- [Exercise prompt] Within the material below, find each line bearing the word "this" and present it.

━━━━━ Stored data ━━━━━

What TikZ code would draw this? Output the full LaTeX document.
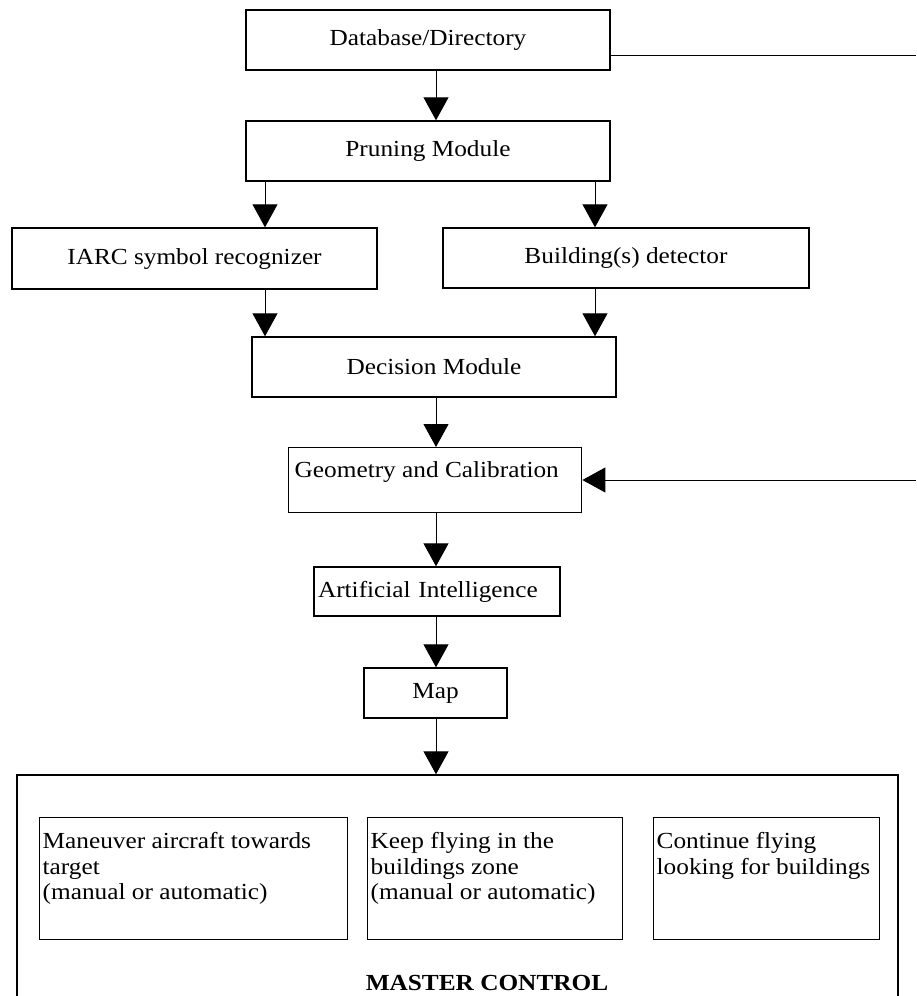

━━━━━
━━━━━ Stored data ━━━━━

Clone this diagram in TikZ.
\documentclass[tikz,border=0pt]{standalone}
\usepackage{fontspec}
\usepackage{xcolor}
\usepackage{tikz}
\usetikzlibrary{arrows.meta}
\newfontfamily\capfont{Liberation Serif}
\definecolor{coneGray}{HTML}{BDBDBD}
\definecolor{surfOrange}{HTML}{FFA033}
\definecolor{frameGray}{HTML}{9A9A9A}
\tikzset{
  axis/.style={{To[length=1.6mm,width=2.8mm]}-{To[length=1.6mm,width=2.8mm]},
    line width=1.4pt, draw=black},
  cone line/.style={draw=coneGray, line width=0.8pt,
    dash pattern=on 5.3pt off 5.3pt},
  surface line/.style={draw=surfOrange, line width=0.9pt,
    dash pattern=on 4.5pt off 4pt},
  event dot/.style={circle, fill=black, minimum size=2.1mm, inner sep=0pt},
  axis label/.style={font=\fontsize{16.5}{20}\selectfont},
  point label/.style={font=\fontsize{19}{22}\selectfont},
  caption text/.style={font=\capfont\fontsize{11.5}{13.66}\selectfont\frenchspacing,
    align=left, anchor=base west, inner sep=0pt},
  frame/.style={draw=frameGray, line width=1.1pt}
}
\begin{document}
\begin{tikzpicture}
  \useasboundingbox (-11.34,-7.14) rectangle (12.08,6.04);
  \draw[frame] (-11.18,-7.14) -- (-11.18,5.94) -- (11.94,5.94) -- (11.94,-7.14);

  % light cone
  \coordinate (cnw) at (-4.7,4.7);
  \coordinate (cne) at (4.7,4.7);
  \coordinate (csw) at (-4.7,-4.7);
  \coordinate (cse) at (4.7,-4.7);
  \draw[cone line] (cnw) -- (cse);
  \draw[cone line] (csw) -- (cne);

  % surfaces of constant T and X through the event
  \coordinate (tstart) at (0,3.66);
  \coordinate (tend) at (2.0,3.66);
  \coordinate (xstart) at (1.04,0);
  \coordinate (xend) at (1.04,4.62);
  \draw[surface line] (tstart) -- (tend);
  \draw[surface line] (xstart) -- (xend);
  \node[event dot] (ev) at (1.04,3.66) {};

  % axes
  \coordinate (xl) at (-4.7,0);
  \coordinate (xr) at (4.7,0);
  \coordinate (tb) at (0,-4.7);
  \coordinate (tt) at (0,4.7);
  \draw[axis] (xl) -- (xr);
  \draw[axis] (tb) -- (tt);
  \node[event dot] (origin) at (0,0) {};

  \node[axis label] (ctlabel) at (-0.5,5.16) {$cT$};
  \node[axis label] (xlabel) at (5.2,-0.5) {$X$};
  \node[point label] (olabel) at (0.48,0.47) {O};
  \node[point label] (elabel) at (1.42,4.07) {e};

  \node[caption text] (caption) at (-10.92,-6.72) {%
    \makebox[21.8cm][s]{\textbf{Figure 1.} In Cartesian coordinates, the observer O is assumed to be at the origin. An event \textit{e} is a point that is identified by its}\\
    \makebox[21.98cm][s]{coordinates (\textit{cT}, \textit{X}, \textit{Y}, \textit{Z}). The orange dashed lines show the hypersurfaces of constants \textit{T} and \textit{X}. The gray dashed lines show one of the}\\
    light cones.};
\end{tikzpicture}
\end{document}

━━━━━

- [Solution to the problem]
What TikZ code would draw this? Output the full LaTeX document.
Clone this diagram in TikZ.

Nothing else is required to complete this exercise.